America has had a long tradition of political discourse.  Enough so, that a whole governmental system was developed with strong recognition of our disagreements. Throughout American history, men of great courage stood up for what they thought was right, even when others scorned them. Most notably were the Kentucky and Virginia Resolutions of 1798 and 1799, respectively.

 These Resolutions (or Resolves) were public proclamations which asserted each State’s right to snub the Alien and Sedition Acts of 1798, passed by President John Adams.  These acts, which banned negative speech directed at the Federal Government and imprisonment for “threating” Aliens, were a heavy handed malfeasance by the Federal Government – an utter usurpation of its enumerated power.  These two resolutions, commonly known as the Principles of 98’, are still referenced today by those who wish to assert States’ rights as a counterweight to federal power. They laid the theoretical foundation for other States to openly rebuke Federal laws not in step with the Constitution.

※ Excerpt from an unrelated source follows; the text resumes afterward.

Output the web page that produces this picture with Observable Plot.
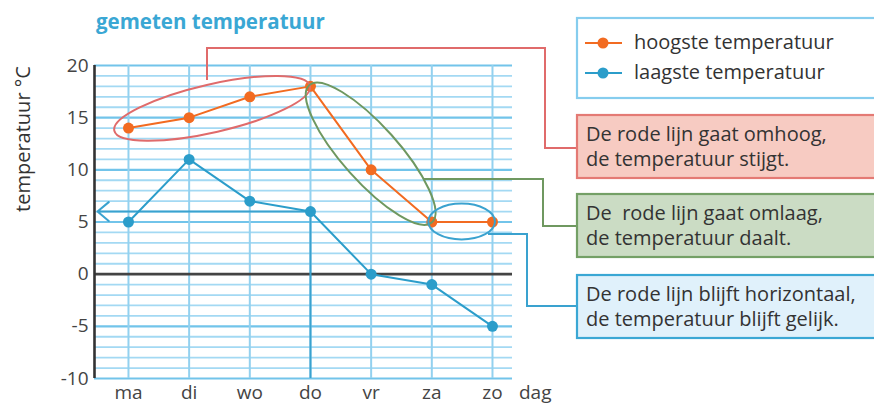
<!DOCTYPE html>
<html><head><meta charset="utf-8">
<script src="https://cdn.jsdelivr.net/npm/d3@7"></script>
<script src="https://cdn.jsdelivr.net/npm/@observablehq/plot@0.6"></script>
<style>body{margin:0;background:#fff} svg{display:block}</style>
</head><body><div id="chart"></div>
<script>
// ---- data ----
const days = ["ma", "di", "wo", "do", "vr", "za", "zo"];
const hoogste = [14, 15, 17, 18, 10, 5, 5];
const laagste = [5, 11, 7, 6, 0, -1, -5];
const yTicks = [20, 15, 10, 5, 0, -5, -10];
const seriesNames = ["hoogste temperatuur", "laagste temperatuur"];
const title = "gemeten temperatuur";
const yLabel = "temperatuur °C";
const xLabel = "dag";
const notes = [
  ["De rode lijn gaat omhoog,", "de temperatuur stijgt."],
  ["De  rode lijn gaat omlaag,", "de temperatuur daalt."],
  ["De rode lijn blijft horizontaal,", "de temperatuur blijft gelijk."]
];
const markDay = 3; // "do": arrow to the y-axis

const FONT = "'Open Sans', 'Noto Sans', sans-serif";
const orange = "#f26b21", blue = "#2b9dca", txt = "#333";
const xMin = -0.56, xMax = 6.33;

const hi = days.map((d, i) => ({i, v: hoogste[i]}));
const lo = days.map((d, i) => ({i, v: laagste[i]}));
const gridY = d3.range(-10, 21);

const chart = Plot.plot({
  width: 874, height: 405,
  marginLeft: 94, marginRight: 362, marginTop: 65, marginBottom: 27,
  style: {fontFamily: FONT, fontSize: "18px", color: "#444", background: "transparent", overflow: "visible"},
  x: {domain: [xMin, xMax], axis: null},
  y: {domain: [-10, 20], axis: null},
  marks: [
    Plot.ruleY(gridY.filter(v => v % 5 !== 0), {stroke: "#a3d9f3", strokeWidth: 1.8}),
    Plot.ruleY(gridY.filter(v => v % 5 === 0 && v !== 0), {stroke: "#72c4ea", strokeWidth: 2.2}),
    Plot.ruleX(d3.range(days.length), {stroke: "#93d1ef", strokeWidth: 2}),
    Plot.ruleY([0], {stroke: "#444", strokeWidth: 2.6}),
    Plot.ruleX([xMin], {stroke: "#333", strokeWidth: 2.6}),
    Plot.ruleX([markDay], {x: d => d, y1: -10, y2: laagste[markDay], stroke: "#3aa2cf", strokeWidth: 2}),
    Plot.arrow([markDay], {x1: d => d, y1: laagste[markDay], x2: xMin, y2: laagste[markDay],
      stroke: "#3aa2cf", strokeWidth: 2, headLength: 11, headAngle: 80, insetEnd: 3}),
    Plot.axisY({ticks: yTicks, tickFormat: d => String(d), tickSize: 0, tickPadding: 6, fontSize: 19, fill: "#444", label: null}),
    Plot.axisX({ticks: d3.range(days.length), tickFormat: i => days[i], tickSize: 0, tickPadding: 7, fontSize: 19, fill: "#444", label: null}),
    Plot.line(hi, {x: "i", y: "v", stroke: orange, strokeWidth: 2}),
    Plot.line(lo, {x: "i", y: "v", stroke: blue, strokeWidth: 2}),
    Plot.dot(hi, {x: "i", y: "v", r: 5.5, fill: orange}),
    Plot.dot(lo, {x: "i", y: "v", r: 5.5, fill: blue})
  ]
});
document.getElementById("chart").appendChild(chart);

const sx = chart.scale("x").apply, sy = chart.scale("y").apply;
const svg = d3.select(chart);
const g = svg.append("g").attr("fill", "none");
const tg = svg.append("g").attr("text-anchor", "start").attr("font-family", FONT);

// ellipses around parts of the red line
function ellipse(i1, i2, extStart, extEnd, ry, color) {
  const p1 = [sx(i1), sy(hoogste[i1])], p2 = [sx(i2), sy(hoogste[i2])];
  const dx = p2[0] - p1[0], dy = p2[1] - p1[1], L = Math.hypot(dx, dy);
  const ux = dx / L, uy = dy / L;
  const a = [p1[0] - ux * extStart, p1[1] - uy * extStart];
  const b = [p2[0] + ux * extEnd, p2[1] + uy * extEnd];
  const cx = (a[0] + b[0]) / 2, cy = (a[1] + b[1]) / 2;
  const rx = Math.hypot(b[0] - a[0], b[1] - a[1]) / 2;
  const ang = Math.atan2(dy, dx) * 180 / Math.PI;
  g.append("ellipse").attr("cx", 0).attr("cy", 0).attr("rx", rx).attr("ry", ry)
    .attr("transform", `translate(${cx},${cy}) rotate(${ang})`)
    .attr("stroke", color).attr("stroke-width", 2);
}
const red = "#e06b6b", green = "#6f9860", lblue = "#3aa2cf";
ellipse(0, 3, 14, 0, 24, red);
ellipse(3, 5, 1, 1, 28, green);
ellipse(5, 6, 3, 3, 18, lblue);

// connectors to the note boxes
const conn = (pts, color) => g.append("polyline").attr("points", pts.map(p => p.join(",")).join(" "))
  .attr("stroke", color).attr("stroke-width", 2);
conn([[207, 80], [207, 48], [545, 48], [545, 148], [577, 148]], red);
conn([[424, 179], [543, 179], [543, 226], [577, 226]], green);
conn([[488, 234], [527, 234], [527, 306], [577, 306]], lblue);

// note boxes
const boxes = [
  {y: 115, fill: "#f7cbc2", stroke: "#e47a74"},
  {y: 194, fill: "#cbdcc4", stroke: "#74a066"},
  {y: 275, fill: "#e0f1fb", stroke: "#3aa7d4"}
];
boxes.forEach((b, k) => {
  g.append("rect").attr("x", 577).attr("y", b.y).attr("width", 320).attr("height", 63)
    .attr("fill", b.fill).attr("stroke", b.stroke).attr("stroke-width", 2.2);
  notes[k].forEach((line, j) => {
    tg.append("text").attr("x", 586).attr("y", b.y + 26 + j * 25)
      .attr("font-size", 20).attr("fill", txt).style("white-space", "pre")
      .text(line);
  });
});

// legend
g.append("rect").attr("x", 577).attr("y", 18).attr("width", 320).attr("height", 80)
  .attr("stroke", "#86cdee").attr("stroke-width", 2.2);
[orange, blue].forEach((c, k) => {
  const y = 43 + k * 30;
  g.append("line").attr("x1", 585).attr("x2", 622).attr("y1", y).attr("y2", y).attr("stroke", c).attr("stroke-width", 2);
  g.append("circle").attr("cx", 603).attr("cy", y).attr("r", 5.5).attr("fill", c);
  tg.append("text").attr("x", 634).attr("y", y + 6).attr("font-size", 20)
    .attr("fill", txt).text(seriesNames[k]);
});

// title, axis labels
tg.append("text").attr("x", 96).attr("y", 29).attr("font-size", 20.5)
  .attr("font-weight", 700).attr("fill", "#3aa7d4").text(title);
tg.append("text").attr("transform", "translate(30,139) rotate(-90)").attr("text-anchor", "middle")
  .attr("font-size", 20).attr("fill", txt).text(yLabel);
tg.append("text").attr("x", 519).attr("y", 398.5).attr("font-size", 19)
  .attr("fill", "#444").text(xLabel);
</script>
</body></html>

 James Madison and Thomas Jefferson, who wrote the above mentioned Resolutions, viewed these edicts as correct and assertive steps each State should take in rejecting the Alien and Sedition Acts. Rather than wait for the Federal Government to demote their erroneous authority, Jefferson and Madison declared the sovereignty of each State to assert their defiance within the Constitutional compact.  

Madison believed that the States were “duty bound” to refuse participation of federal laws not in pursuance of the Constitution.  Both correctly prescribed the Alien and Sedition Acts to be outside the scope of the Federal Government’s enumerated powers and therefore delegate to the individual States to supervise. 

Jefferson most notably wrote that the federal “government created by this compact was not made the exclusive or final judge of the extent of the powers delegated to itself;” explaining that it was unfit to be its own arbiter.  By being in a position where the federal courts judge their own power, it would “stop nothing short of despotism.”  The only logical solution, therefore, would be for the State’s to have final authority. 

Initially, Madison and Jefferson were unsuccessful in garnering surrounding State government support. However, public discontentment towards these acts and the election of 1800 ushered in a new era of the Democratic-Republicans, who ultimately ended John Adams and the Federalist Party; all but the Alien Enemies Act were allowed to expire in 1800 and 1801. 

Ironically, antagonistic States later applied the Principles of 98’, ranging from opposition to the Fugitive Slave Act 1850 in Wisconsin, the Embargo Act of 1807 in New England and most recently parts of the Patient Protection and Affordable Care Act 2010 in Georgia.  The lessons learned by these Resolutions are vital to checking the expansive power of the federal government and should be used readily as the “rightful remedy” to that encroachment.  Every State continues to retain their sovereignty and should assert their right to interposition to retain their ability of self-governing.